[Start of Information provided]

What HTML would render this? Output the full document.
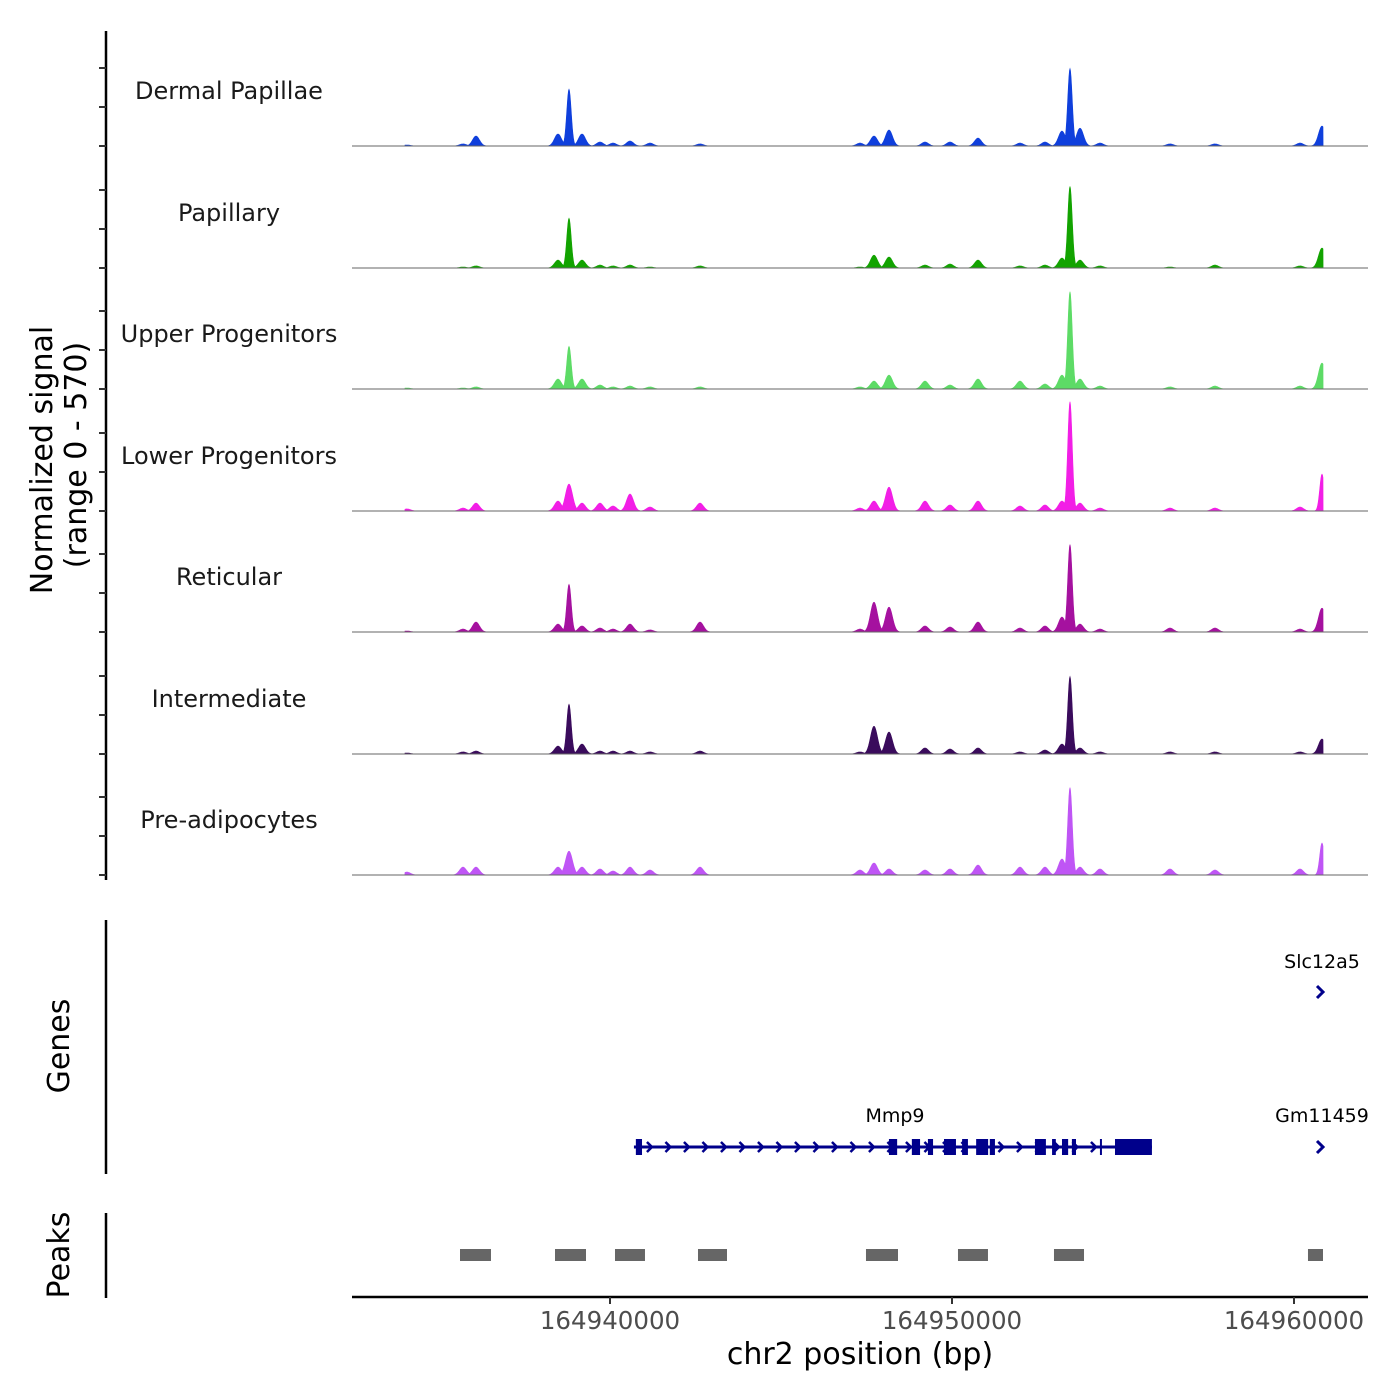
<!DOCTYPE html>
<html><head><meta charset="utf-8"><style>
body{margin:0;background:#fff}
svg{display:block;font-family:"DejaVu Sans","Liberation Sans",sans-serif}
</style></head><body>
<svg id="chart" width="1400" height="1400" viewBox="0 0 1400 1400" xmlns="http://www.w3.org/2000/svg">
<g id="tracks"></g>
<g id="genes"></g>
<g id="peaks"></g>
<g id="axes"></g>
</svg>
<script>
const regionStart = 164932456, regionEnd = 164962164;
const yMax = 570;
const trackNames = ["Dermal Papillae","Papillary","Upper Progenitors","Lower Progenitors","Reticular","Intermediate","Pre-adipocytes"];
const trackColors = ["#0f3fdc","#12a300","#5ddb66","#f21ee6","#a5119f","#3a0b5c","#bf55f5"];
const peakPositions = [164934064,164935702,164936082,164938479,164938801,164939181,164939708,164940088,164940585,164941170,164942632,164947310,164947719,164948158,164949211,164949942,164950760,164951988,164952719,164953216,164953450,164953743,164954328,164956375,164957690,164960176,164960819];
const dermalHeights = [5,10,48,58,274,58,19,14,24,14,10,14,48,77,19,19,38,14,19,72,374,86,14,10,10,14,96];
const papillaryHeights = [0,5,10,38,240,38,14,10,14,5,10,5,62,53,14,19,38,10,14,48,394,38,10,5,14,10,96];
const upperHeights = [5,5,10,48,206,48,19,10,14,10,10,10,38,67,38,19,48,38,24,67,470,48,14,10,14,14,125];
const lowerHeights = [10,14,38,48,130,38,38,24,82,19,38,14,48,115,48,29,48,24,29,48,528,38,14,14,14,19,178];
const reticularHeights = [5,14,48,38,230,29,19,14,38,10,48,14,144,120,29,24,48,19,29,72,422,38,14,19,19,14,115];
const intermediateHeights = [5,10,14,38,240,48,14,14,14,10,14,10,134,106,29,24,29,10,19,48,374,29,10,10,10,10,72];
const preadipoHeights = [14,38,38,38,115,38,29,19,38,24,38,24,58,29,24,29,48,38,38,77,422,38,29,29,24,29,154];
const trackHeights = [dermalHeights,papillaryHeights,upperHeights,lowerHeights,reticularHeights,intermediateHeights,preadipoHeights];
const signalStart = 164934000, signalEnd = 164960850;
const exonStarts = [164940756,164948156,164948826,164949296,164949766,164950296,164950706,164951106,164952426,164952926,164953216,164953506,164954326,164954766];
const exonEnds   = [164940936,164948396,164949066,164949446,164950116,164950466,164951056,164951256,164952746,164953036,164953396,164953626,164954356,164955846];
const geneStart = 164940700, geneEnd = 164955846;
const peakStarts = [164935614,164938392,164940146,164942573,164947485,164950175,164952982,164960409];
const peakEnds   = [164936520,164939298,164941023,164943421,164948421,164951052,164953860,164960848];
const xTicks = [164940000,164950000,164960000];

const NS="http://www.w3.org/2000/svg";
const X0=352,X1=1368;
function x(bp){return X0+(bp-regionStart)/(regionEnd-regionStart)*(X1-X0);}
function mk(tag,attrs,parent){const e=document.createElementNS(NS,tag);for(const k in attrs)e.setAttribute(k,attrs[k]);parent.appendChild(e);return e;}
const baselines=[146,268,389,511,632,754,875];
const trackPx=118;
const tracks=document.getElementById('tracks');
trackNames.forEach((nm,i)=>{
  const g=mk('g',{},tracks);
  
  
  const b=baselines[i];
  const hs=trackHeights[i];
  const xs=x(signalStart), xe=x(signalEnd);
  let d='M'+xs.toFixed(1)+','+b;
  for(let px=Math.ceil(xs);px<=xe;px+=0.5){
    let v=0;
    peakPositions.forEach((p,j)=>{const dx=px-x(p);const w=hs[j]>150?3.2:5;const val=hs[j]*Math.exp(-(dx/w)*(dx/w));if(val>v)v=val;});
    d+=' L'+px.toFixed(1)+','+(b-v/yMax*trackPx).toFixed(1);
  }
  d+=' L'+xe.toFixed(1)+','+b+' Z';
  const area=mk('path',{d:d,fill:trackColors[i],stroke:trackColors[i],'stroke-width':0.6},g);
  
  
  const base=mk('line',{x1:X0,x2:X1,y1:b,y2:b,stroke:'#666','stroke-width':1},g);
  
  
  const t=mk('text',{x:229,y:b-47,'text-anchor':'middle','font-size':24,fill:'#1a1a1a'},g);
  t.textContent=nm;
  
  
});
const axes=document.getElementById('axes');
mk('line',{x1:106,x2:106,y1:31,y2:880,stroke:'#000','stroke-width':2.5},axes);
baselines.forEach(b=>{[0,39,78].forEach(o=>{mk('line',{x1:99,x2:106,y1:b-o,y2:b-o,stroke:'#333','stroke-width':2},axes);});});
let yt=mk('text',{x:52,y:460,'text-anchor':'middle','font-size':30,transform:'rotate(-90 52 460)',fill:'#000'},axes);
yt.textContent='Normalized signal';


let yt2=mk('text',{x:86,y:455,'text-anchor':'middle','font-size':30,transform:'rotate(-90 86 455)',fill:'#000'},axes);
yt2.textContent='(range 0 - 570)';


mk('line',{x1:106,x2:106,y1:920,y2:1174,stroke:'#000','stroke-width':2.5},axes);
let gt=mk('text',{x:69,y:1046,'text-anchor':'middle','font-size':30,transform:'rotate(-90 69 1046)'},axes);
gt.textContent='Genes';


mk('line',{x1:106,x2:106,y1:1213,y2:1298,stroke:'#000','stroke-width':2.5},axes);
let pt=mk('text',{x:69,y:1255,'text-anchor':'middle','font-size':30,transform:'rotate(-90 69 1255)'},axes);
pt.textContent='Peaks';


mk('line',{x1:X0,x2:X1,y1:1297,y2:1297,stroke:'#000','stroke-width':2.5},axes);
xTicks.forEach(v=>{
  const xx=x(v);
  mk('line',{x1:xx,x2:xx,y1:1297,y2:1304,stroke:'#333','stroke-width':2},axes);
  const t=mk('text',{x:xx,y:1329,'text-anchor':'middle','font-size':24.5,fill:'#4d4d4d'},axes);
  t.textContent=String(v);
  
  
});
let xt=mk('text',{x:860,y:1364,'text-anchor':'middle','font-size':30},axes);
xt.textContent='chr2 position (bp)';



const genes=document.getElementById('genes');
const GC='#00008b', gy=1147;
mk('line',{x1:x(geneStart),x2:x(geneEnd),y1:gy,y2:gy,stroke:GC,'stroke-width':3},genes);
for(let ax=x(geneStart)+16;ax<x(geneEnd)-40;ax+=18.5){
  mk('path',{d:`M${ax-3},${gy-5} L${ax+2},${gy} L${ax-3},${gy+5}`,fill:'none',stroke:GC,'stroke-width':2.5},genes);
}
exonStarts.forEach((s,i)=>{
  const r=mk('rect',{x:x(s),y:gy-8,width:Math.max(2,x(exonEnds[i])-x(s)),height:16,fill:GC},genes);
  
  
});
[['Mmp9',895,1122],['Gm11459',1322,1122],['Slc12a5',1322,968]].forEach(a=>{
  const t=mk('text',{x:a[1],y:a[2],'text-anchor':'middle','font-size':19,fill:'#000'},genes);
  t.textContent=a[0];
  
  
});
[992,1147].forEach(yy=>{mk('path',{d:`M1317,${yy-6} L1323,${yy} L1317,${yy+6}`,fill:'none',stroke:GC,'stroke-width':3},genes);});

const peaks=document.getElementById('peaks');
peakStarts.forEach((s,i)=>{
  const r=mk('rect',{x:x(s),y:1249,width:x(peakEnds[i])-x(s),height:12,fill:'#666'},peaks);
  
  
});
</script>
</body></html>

[End of Information provided]

● What is asked
Every line of text is to be repeated exactly; pictures are left out.

● Result
What HTML would render this? Output the full document.
<!DOCTYPE html>
<html><head><meta charset="utf-8"><style>
body{margin:0;background:#fff}
svg{display:block;font-family:"DejaVu Sans","Liberation Sans",sans-serif}
</style></head><body>
<svg id="chart" width="1400" height="1400" viewBox="0 0 1400 1400" xmlns="http://www.w3.org/2000/svg">
<g id="tracks"></g>
<g id="genes"></g>
<g id="peaks"></g>
<g id="axes"></g>
</svg>
<script>
const regionStart = 164932456, regionEnd = 164962164;
const yMax = 570;
const trackNames = ["Dermal Papillae","Papillary","Upper Progenitors","Lower Progenitors","Reticular","Intermediate","Pre-adipocytes"];
const trackColors = ["#0f3fdc","#12a300","#5ddb66","#f21ee6","#a5119f","#3a0b5c","#bf55f5"];
const peakPositions = [164934064,164935702,164936082,164938479,164938801,164939181,164939708,164940088,164940585,164941170,164942632,164947310,164947719,164948158,164949211,164949942,164950760,164951988,164952719,164953216,164953450,164953743,164954328,164956375,164957690,164960176,164960819];
const dermalHeights = [5,10,48,58,274,58,19,14,24,14,10,14,48,77,19,19,38,14,19,72,374,86,14,10,10,14,96];
const papillaryHeights = [0,5,10,38,240,38,14,10,14,5,10,5,62,53,14,19,38,10,14,48,394,38,10,5,14,10,96];
const upperHeights = [5,5,10,48,206,48,19,10,14,10,10,10,38,67,38,19,48,38,24,67,470,48,14,10,14,14,125];
const lowerHeights = [10,14,38,48,130,38,38,24,82,19,38,14,48,115,48,29,48,24,29,48,528,38,14,14,14,19,178];
const reticularHeights = [5,14,48,38,230,29,19,14,38,10,48,14,144,120,29,24,48,19,29,72,422,38,14,19,19,14,115];
const intermediateHeights = [5,10,14,38,240,48,14,14,14,10,14,10,134,106,29,24,29,10,19,48,374,29,10,10,10,10,72];
const preadipoHeights = [14,38,38,38,115,38,29,19,38,24,38,24,58,29,24,29,48,38,38,77,422,38,29,29,24,29,154];
const trackHeights = [dermalHeights,papillaryHeights,upperHeights,lowerHeights,reticularHeights,intermediateHeights,preadipoHeights];
const signalStart = 164934000, signalEnd = 164960850;
const exonStarts = [164940756,164948156,164948826,164949296,164949766,164950296,164950706,164951106,164952426,164952926,164953216,164953506,164954326,164954766];
const exonEnds   = [164940936,164948396,164949066,164949446,164950116,164950466,164951056,164951256,164952746,164953036,164953396,164953626,164954356,164955846];
const geneStart = 164940700, geneEnd = 164955846;
const peakStarts = [164935614,164938392,164940146,164942573,164947485,164950175,164952982,164960409];
const peakEnds   = [164936520,164939298,164941023,164943421,164948421,164951052,164953860,164960848];
const xTicks = [164940000,164950000,164960000];

const NS="http://www.w3.org/2000/svg";
const X0=352,X1=1368;
function x(bp){return X0+(bp-regionStart)/(regionEnd-regionStart)*(X1-X0);}
function mk(tag,attrs,parent){const e=document.createElementNS(NS,tag);for(const k in attrs)e.setAttribute(k,attrs[k]);parent.appendChild(e);return e;}
const baselines=[146,268,389,511,632,754,875];
const trackPx=118;
const tracks=document.getElementById('tracks');
trackNames.forEach((nm,i)=>{
  const g=mk('g',{},tracks);
  
  
  const b=baselines[i];
  const hs=trackHeights[i];
  const xs=x(signalStart), xe=x(signalEnd);
  let d='M'+xs.toFixed(1)+','+b;
  for(let px=Math.ceil(xs);px<=xe;px+=0.5){
    let v=0;
    peakPositions.forEach((p,j)=>{const dx=px-x(p);const w=hs[j]>150?3.2:5;const val=hs[j]*Math.exp(-(dx/w)*(dx/w));if(val>v)v=val;});
    d+=' L'+px.toFixed(1)+','+(b-v/yMax*trackPx).toFixed(1);
  }
  d+=' L'+xe.toFixed(1)+','+b+' Z';
  const area=mk('path',{d:d,fill:trackColors[i],stroke:trackColors[i],'stroke-width':0.6},g);
  
  
  const base=mk('line',{x1:X0,x2:X1,y1:b,y2:b,stroke:'#666','stroke-width':1},g);
  
  
  const t=mk('text',{x:229,y:b-47,'text-anchor':'middle','font-size':24,fill:'#1a1a1a'},g);
  t.textContent=nm;
  
  
});
const axes=document.getElementById('axes');
mk('line',{x1:106,x2:106,y1:31,y2:880,stroke:'#000','stroke-width':2.5},axes);
baselines.forEach(b=>{[0,39,78].forEach(o=>{mk('line',{x1:99,x2:106,y1:b-o,y2:b-o,stroke:'#333','stroke-width':2},axes);});});
let yt=mk('text',{x:52,y:460,'text-anchor':'middle','font-size':30,transform:'rotate(-90 52 460)',fill:'#000'},axes);
yt.textContent='Normalized signal';


let yt2=mk('text',{x:86,y:455,'text-anchor':'middle','font-size':30,transform:'rotate(-90 86 455)',fill:'#000'},axes);
yt2.textContent='(range 0 - 570)';


mk('line',{x1:106,x2:106,y1:920,y2:1174,stroke:'#000','stroke-width':2.5},axes);
let gt=mk('text',{x:69,y:1046,'text-anchor':'middle','font-size':30,transform:'rotate(-90 69 1046)'},axes);
gt.textContent='Genes';


mk('line',{x1:106,x2:106,y1:1213,y2:1298,stroke:'#000','stroke-width':2.5},axes);
let pt=mk('text',{x:69,y:1255,'text-anchor':'middle','font-size':30,transform:'rotate(-90 69 1255)'},axes);
pt.textContent='Peaks';


mk('line',{x1:X0,x2:X1,y1:1297,y2:1297,stroke:'#000','stroke-width':2.5},axes);
xTicks.forEach(v=>{
  const xx=x(v);
  mk('line',{x1:xx,x2:xx,y1:1297,y2:1304,stroke:'#333','stroke-width':2},axes);
  const t=mk('text',{x:xx,y:1329,'text-anchor':'middle','font-size':24.5,fill:'#4d4d4d'},axes);
  t.textContent=String(v);
  
  
});
let xt=mk('text',{x:860,y:1364,'text-anchor':'middle','font-size':30},axes);
xt.textContent='chr2 position (bp)';



const genes=document.getElementById('genes');
const GC='#00008b', gy=1147;
mk('line',{x1:x(geneStart),x2:x(geneEnd),y1:gy,y2:gy,stroke:GC,'stroke-width':3},genes);
for(let ax=x(geneStart)+16;ax<x(geneEnd)-40;ax+=18.5){
  mk('path',{d:`M${ax-3},${gy-5} L${ax+2},${gy} L${ax-3},${gy+5}`,fill:'none',stroke:GC,'stroke-width':2.5},genes);
}
exonStarts.forEach((s,i)=>{
  const r=mk('rect',{x:x(s),y:gy-8,width:Math.max(2,x(exonEnds[i])-x(s)),height:16,fill:GC},genes);
  
  
});
[['Mmp9',895,1122],['Gm11459',1322,1122],['Slc12a5',1322,968]].forEach(a=>{
  const t=mk('text',{x:a[1],y:a[2],'text-anchor':'middle','font-size':19,fill:'#000'},genes);
  t.textContent=a[0];
  
  
});
[992,1147].forEach(yy=>{mk('path',{d:`M1317,${yy-6} L1323,${yy} L1317,${yy+6}`,fill:'none',stroke:GC,'stroke-width':3},genes);});

const peaks=document.getElementById('peaks');
peakStarts.forEach((s,i)=>{
  const r=mk('rect',{x:x(s),y:1249,width:x(peakEnds[i])-x(s),height:12,fill:'#666'},peaks);
  
  
});
</script>
</body></html>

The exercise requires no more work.